New Mexico Tech’s Performing Arts Series will kick off the season with folk singer-songwriters Eliza Gilkyson and Rooster Blackspur on September 17 at 7:30 p.m. in Macey Center.

Tickets are $15 for adults, $12 for seniors, $5 for youth, and free to NM Tech students. For more information go to or call 575-835-568.

The Chieftain caught up with Rooster Blackspur to learn more about what inspires her music.

How Rooster Blackspur got her name

When Rooster Blackspur was a little kid she watched her mom try to make their rooster into a pot of stew.

“It fought and kicked and really beat the hell out of my mom and then took off and never came back, and so I wrote a song about how its tenacity inspired me,” said Blackspur. “My life has really been a story of tenacity to really fight to be myself.”

When Blackspur started performing the song at shows, audiences began calling out Rooster. The name fit better than her given name.

“Now I don’t answer to anything else. My name means precious lamb and it’s really far off. My poor mom meant well, but it’s really not who I am,” said Blackspur.

Blackspur’s tenacity was on display when she launched her professional music career 10 years ago. She moved from Alaska to Portland, driving 3,000 miles with no idea how she’d find an apartment, or get a job. During the journey, she wrote the songs that make up her first album.

To celebrate that 10th anniversary, Blackspur is re-recording and re-releasing some of the singles from that album.

“I had somebody in my life say, ‘it sounds like two different people,’ when I showed them the original recording from 10 years ago, and then I showed them the remastered version. They said ‘it sounds like two different people,’ and I said, ‘Well that’s because it is.’”

“I was just a kid who got in my car 10 years ago with a naïve dream. I sharpened myself on all the rocks and trials and tribulations of being a touring musician, so I have a much bigger voice than I did 10 years ago.”

Along with finding a bigger voice, Blackspur also picked up a new instrument along her musical journey: the guitar.

Serendipity brought Blackspur from the northwest to the southwest, when she was hired to perform on a rafting trip in the heart of the Grand Canyon.
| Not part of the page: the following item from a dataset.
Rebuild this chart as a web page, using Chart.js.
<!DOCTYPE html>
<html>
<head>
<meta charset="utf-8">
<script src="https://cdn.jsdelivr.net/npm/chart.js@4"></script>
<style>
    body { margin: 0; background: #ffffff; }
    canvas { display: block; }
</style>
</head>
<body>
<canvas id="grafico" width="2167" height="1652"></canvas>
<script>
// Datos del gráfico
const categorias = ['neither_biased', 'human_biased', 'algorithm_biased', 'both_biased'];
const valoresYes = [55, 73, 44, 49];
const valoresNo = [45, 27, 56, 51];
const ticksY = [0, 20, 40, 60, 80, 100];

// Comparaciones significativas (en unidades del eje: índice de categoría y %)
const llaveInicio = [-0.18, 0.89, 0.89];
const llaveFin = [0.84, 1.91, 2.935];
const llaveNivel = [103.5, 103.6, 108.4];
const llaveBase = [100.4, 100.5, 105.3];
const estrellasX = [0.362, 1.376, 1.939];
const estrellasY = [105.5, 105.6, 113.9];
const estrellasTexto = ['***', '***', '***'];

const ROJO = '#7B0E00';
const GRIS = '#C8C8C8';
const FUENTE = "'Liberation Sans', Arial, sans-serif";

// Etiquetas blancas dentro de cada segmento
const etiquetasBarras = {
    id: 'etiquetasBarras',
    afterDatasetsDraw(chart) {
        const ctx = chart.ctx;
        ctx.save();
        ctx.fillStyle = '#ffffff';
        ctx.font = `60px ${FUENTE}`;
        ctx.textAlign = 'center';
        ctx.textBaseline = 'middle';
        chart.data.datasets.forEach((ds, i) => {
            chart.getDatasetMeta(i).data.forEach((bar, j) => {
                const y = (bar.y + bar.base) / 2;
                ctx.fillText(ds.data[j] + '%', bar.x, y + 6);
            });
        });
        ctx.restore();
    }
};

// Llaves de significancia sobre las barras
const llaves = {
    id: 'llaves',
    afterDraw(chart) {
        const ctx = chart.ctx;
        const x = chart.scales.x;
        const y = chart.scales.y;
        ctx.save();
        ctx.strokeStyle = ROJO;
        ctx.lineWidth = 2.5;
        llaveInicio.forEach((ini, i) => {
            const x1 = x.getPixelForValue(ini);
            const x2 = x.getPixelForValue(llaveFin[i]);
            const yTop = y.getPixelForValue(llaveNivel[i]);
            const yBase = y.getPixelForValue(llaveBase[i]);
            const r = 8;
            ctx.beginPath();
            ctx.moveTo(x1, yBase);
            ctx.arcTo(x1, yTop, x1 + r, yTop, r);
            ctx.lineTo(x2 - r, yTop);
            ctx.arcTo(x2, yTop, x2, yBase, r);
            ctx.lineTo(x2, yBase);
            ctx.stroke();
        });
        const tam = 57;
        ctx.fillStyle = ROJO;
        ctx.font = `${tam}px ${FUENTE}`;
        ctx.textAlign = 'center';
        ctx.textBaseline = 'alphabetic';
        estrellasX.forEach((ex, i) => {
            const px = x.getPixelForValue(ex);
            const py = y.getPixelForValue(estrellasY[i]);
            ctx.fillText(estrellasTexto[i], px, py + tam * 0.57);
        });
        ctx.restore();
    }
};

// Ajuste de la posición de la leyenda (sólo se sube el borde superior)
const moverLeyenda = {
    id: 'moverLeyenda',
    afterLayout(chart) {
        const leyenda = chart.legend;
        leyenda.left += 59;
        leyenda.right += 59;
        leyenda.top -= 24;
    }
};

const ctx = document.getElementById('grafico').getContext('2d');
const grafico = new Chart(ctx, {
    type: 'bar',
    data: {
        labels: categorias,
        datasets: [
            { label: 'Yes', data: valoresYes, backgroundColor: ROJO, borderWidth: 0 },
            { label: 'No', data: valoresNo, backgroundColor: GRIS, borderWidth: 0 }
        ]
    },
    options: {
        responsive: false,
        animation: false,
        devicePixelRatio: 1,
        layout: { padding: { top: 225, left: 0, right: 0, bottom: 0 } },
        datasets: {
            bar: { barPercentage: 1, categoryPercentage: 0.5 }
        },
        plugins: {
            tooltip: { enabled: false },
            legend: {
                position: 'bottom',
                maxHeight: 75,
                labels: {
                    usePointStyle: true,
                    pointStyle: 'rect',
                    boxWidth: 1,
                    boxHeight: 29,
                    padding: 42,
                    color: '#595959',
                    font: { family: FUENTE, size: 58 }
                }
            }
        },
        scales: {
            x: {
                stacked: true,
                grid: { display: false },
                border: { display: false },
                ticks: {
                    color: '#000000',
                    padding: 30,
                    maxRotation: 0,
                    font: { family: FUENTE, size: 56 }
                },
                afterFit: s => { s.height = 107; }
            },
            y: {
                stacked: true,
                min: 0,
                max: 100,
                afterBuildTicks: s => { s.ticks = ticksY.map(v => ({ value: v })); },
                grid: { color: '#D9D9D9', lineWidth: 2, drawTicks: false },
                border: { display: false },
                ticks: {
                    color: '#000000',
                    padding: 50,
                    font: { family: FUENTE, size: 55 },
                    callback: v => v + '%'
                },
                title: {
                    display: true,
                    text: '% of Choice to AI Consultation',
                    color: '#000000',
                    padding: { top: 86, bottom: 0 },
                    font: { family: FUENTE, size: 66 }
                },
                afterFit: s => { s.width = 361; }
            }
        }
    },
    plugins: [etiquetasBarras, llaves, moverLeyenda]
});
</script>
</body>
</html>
“I had eight days no cellphone, no radio, no TV, on a raft, eating cast iron meals, with 20 some odd people on a raft and playing music in, in my opinion, the greatest stages of the world, which were canyons and slot canyons and natural amphitheaters.
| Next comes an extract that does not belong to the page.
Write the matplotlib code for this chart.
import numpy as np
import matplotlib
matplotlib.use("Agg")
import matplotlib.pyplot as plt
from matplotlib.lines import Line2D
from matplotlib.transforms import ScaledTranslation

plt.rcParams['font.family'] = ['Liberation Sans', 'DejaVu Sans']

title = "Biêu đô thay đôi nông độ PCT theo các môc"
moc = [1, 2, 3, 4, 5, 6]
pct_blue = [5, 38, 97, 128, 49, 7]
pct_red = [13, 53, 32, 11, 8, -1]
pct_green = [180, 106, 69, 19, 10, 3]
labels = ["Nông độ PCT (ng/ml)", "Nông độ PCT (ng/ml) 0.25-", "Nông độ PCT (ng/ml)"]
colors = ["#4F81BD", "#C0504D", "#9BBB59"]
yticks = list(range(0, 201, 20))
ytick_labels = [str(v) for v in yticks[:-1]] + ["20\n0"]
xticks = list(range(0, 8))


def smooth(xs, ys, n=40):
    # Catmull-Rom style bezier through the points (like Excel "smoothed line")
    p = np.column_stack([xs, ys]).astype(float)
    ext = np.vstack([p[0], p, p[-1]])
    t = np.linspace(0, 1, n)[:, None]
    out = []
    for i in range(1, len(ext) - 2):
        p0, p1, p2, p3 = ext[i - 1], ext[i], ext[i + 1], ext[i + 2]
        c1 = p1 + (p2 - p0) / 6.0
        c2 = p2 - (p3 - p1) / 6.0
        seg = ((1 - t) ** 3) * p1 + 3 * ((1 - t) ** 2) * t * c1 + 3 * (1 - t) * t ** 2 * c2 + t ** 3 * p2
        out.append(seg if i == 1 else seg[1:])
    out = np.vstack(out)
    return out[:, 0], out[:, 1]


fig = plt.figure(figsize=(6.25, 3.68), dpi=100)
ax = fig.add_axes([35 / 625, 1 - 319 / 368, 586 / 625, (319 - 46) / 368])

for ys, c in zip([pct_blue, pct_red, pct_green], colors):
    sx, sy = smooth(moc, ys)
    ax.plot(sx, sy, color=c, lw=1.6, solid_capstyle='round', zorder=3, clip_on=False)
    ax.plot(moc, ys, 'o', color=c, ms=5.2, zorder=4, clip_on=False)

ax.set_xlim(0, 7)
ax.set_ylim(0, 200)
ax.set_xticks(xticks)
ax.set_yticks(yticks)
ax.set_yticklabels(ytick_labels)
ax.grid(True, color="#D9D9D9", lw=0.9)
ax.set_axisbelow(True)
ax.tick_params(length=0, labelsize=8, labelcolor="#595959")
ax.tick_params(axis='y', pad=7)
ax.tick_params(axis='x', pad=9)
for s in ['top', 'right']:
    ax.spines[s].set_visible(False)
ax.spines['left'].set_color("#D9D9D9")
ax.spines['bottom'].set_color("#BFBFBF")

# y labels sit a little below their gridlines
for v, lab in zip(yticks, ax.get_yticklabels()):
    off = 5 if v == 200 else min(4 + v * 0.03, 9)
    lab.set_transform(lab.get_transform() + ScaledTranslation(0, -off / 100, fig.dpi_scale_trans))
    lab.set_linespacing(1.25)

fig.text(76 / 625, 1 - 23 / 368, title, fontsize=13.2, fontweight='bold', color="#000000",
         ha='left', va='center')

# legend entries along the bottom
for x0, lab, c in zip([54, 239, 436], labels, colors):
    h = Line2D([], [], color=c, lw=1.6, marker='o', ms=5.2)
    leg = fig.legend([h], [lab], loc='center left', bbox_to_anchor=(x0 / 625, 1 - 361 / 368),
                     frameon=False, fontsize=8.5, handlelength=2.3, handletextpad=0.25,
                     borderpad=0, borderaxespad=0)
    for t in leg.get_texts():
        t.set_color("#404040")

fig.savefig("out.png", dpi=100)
“It really was a baptism into the desert that I couldn’t get out of my system.”

The next time she came back to the desert, it was with a moving van. Growing up in a dark cold place, Blackspur was a “brooding piano player,” but the desert sunshine brought out her joy.
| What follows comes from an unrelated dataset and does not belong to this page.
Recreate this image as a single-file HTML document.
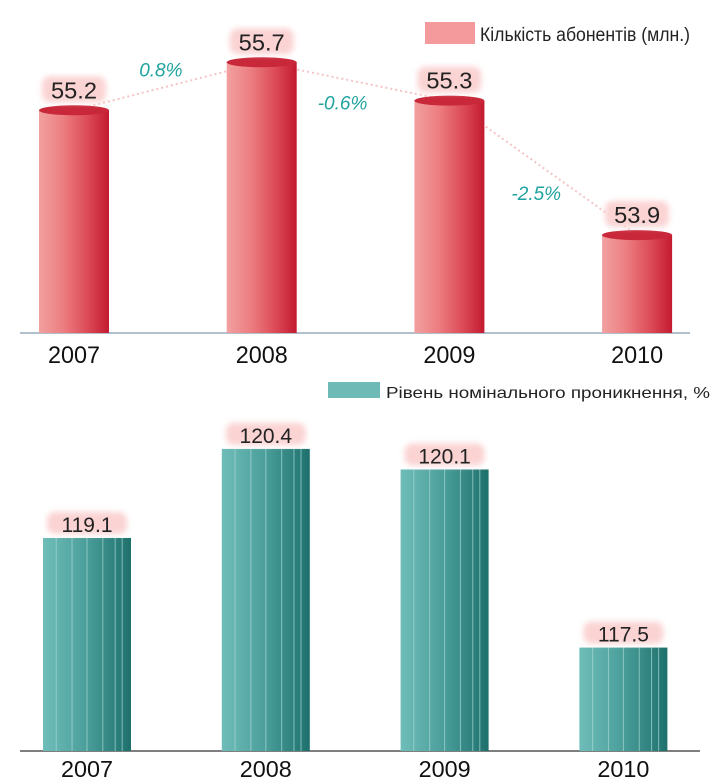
<!DOCTYPE html>
<html><head><meta charset="utf-8">
<style>
body{margin:0;background:#fff;}
svg{display:block;font-family:"Liberation Sans",sans-serif;}
</style></head>
<body>
<svg id="chart" width="710" height="782" viewBox="0 0 710 782">
<defs>
<linearGradient id="redG" x1="0" x2="1" y1="0" y2="0">
<stop offset="0" stop-color="#f2a0a0"/><stop offset="0.35" stop-color="#ec7d80"/><stop offset="0.7" stop-color="#dc4a56"/><stop offset="1" stop-color="#c31a30"/>
</linearGradient>
<linearGradient id="tealG" x1="0" x2="1" y1="0" y2="0">
<stop offset="0" stop-color="#6fbdb9"/><stop offset="0.5" stop-color="#4a9e9a"/><stop offset="1" stop-color="#1e706c"/>
</linearGradient>
<filter id="glow" x="-20%" y="-40%" width="140%" height="180%"><feGaussianBlur stdDeviation="3"/></filter>
</defs>
<g>
<line x1="20" y1="333" x2="690" y2="333" stroke="#9ab" stroke-width="1.5"/>
<rect x="425" y="22" width="50" height="22" fill="#f59a9c"/>
<text x="480" y="41" font-size="19" fill="#222" textLength="210" lengthAdjust="spacingAndGlyphs">Кількість абонентів (млн.)</text>
<g id="topBars"></g>
</g>
<g>
<line x1="20" y1="751" x2="700" y2="751" stroke="#333" stroke-width="1.2"/>
<rect x="328" y="382" width="52" height="16" fill="#6dbab6"/>
<text x="386" y="398" font-size="16" fill="#222" textLength="324" lengthAdjust="spacingAndGlyphs">Рівень номінального проникнення, %</text>
<g id="botBars"></g>
</g>
</svg>
<script>
const years = ["2007","2008","2009","2010"];
const subscribers = [55.2, 55.7, 55.3, 53.9];
const growthLabels = ["0.8%", "-0.6%", "-2.5%"];
const penetration = [119.1, 120.4, 120.1, 117.5];

const NS = "http://www.w3.org/2000/svg";
function mk(tag, attrs, parent){const e=document.createElementNS(NS,tag);for(const k in attrs)e.setAttribute(k,attrs[k]);parent.appendChild(e);return e;}

const tBase=333, tMin=52.88, tK=96;
const tx = i => 74 + i*187.7;
const ty = v => tBase - (v - tMin)*tK;
const bBase=751, bMin=115.99, bK=68.5;
const bx = i => 87 + i*178.8;
const by = v => bBase - (v - bMin)*bK;

const tg=document.getElementById('topBars');
let pts=subscribers.map((v,i)=>tx(i)+","+ty(v)).join(" ");
const pl=mk('polyline',{points:pts,fill:"none",stroke:"#f4c4c4","stroke-width":2,"stroke-dasharray":"2 3"},tg);


subscribers.forEach((v,i)=>{
  const cx=tx(i), top=ty(v), w=70;
  const r=mk('rect',{x:cx-w/2,y:top,width:w,height:tBase-top,fill:"url(#redG)"},tg);
  
  
  const el=mk('ellipse',{cx:cx,cy:top,rx:w/2,ry:5,fill:"#c8283a"},tg);
  
  
  const gl=mk('rect',{x:cx-32,y:top-34,width:64,height:26,rx:8,fill:"#fbd3d3",filter:"url(#glow)"},tg);
  
  
  const t=mk('text',{x:cx,y:top-12,"text-anchor":"middle","font-size":23,fill:"#222",textLength:46,lengthAdjust:"spacingAndGlyphs"},tg);
  t.textContent=v.toFixed(1);
  
  
  const y=mk('text',{x:cx,y:363,"text-anchor":"middle","font-size":24,fill:"#111",textLength:52,lengthAdjust:"spacingAndGlyphs"},tg);
  y.textContent=years[i];
  
  
});
growthLabels.forEach((g,i)=>{
  const mx=(tx(i)+tx(i+1))/2, my=(ty(subscribers[i])+ty(subscribers[i+1]))/2;
  const dy = i===0 ? -10 : (i===1 ? 28 : 32);
  const dx = i===1 ? -13 : -7;
  const t=mk('text',{x:mx+dx,y:my+dy,"text-anchor":"middle","font-size":19,"font-style":"italic",fill:"#1fa3a0"},tg);
  t.textContent=g;
  
  
});

const bg=document.getElementById('botBars');
penetration.forEach((v,i)=>{
  const cx=bx(i), top=by(v), w=88;
  const r=mk('rect',{x:cx-w/2,y:top,width:w,height:bBase-top,fill:"url(#tealG)"},bg);
  
  
  [0.15,0.33,0.5,0.68,0.82,0.9].forEach((f,j)=>{
    const s=mk('line',{x1:cx-w/2+w*f,x2:cx-w/2+w*f,y1:top,y2:bBase,stroke:"#a8d8d5","stroke-width":1,opacity:0.7},bg);
    
    
  });
  const gl=mk('rect',{x:cx-40,y:top-26,width:80,height:22,rx:8,fill:"#fbd3d3",filter:"url(#glow)"},bg);
  
  
  const t=mk('text',{x:cx,y:top-6,"text-anchor":"middle","font-size":21,fill:"#222"},bg);
  t.textContent=v.toFixed(1);
  
  
  const y=mk('text',{x:cx,y:777,"text-anchor":"middle","font-size":23,fill:"#111",textLength:52,lengthAdjust:"spacingAndGlyphs"},bg);
  y.textContent=years[i];
  
  
});
</script>
</body></html>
“It feels like I’m solar powered and it feels like it just fills me up and empowers me and makes me grow taller and walk bigger. I’ve been looking for that on my own my whole life. I think we all want to walk taller and be in our own power.

“There’s something about the energy in New Mexico that allows you—it’s almost like you can’t be too big for the desert. You can’t be too much or you can’t give the desert some kind of awful tale about yourself that it’ll be like intimidated by you. You’re like here’s my rage, here’s my anger, here’s my grief and it goes, is that all you got? I needed something bigger than me because I’m a pretty big personality and a pretty big presence and the desert holds me very tenderly and likes who I am just as I am.”

What hasn’t changed is Blackspur’s deep love for nature. She believes nature, music and community are a powerful combination.

“I think that unfortunately a lot of music in the current age is kind of experienced as background noise or a background experience. I really tried to create scenes and experiences inside of my musical career that asked people to put their cellphone down, come into a quiet space. That’s why I started doing so many shows in nature. An undistracted experience can be so healing. It isn’t even something that I have to try to create. If I just create an undistracted environment or a focused environment, then music will do the work.”

Blackspur is a storyteller, along with a songwriter, and audiences on the 17th can expect a little bit of everything from along her 10-year journey as a professional musician.